Weapon shipments intercepted in the Arabian sea by Australian, French and U.S. warships this year contained large quantities of Russian and Iranian weapons, some of which had markings similar to munitions recovered from Houthi fighters in Yemen, according to a new report released by an independent research group Wednesday.

In October, U.S. officials claimed to have captured five shipments of Iranian weapons bound for Yemen. The report, published by Conflict Armament Research, or CAR, draws on markings found on rifles, rocket launchers, anti-tank guided missiles and munitions, providing some of the more concrete evidence to date of Iran’s logistical support to Houthis fighting in Yemen’s nearly two-year-old civil war.

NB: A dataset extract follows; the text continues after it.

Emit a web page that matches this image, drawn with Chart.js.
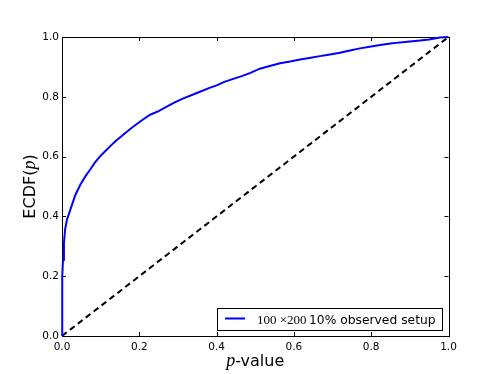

Vice Admiral Kevin M. Donegan, the commander of U.S. Naval Forces in the region, told reporters that the first of the five weapons shipments were seized in April 2015. CAR’s report focuses on three weapon caches recovered in early 2016 by the crews of the HMAS Darwin, FS Provence and USS Sirocco. The ships were operating as a part of a multinational Combined Maritime Force task force that covers the Red Sea, Gulf of Aden, Indian Ocean and Gulf of Oman.

“CAR’s analysis of the seized materiel … suggests the existence of a weapon pipeline extending from Iran to Somalia and Yemen, which involves the transfer, by dhow, of significant quantities of Iranian-manufactured weapons and weapons that plausibly derive from Iranian stockpiles,” the report says.

CAR obtained photographs of the weapons and their serial numbers found on two of the vessels, known as dhows, boarded by the crews from the Darwin and the Provence. Aside from seaborne smuggling routes, weapons have made their ways from Oman and into Houthi hands, according to a recent report from the Reuters news agency.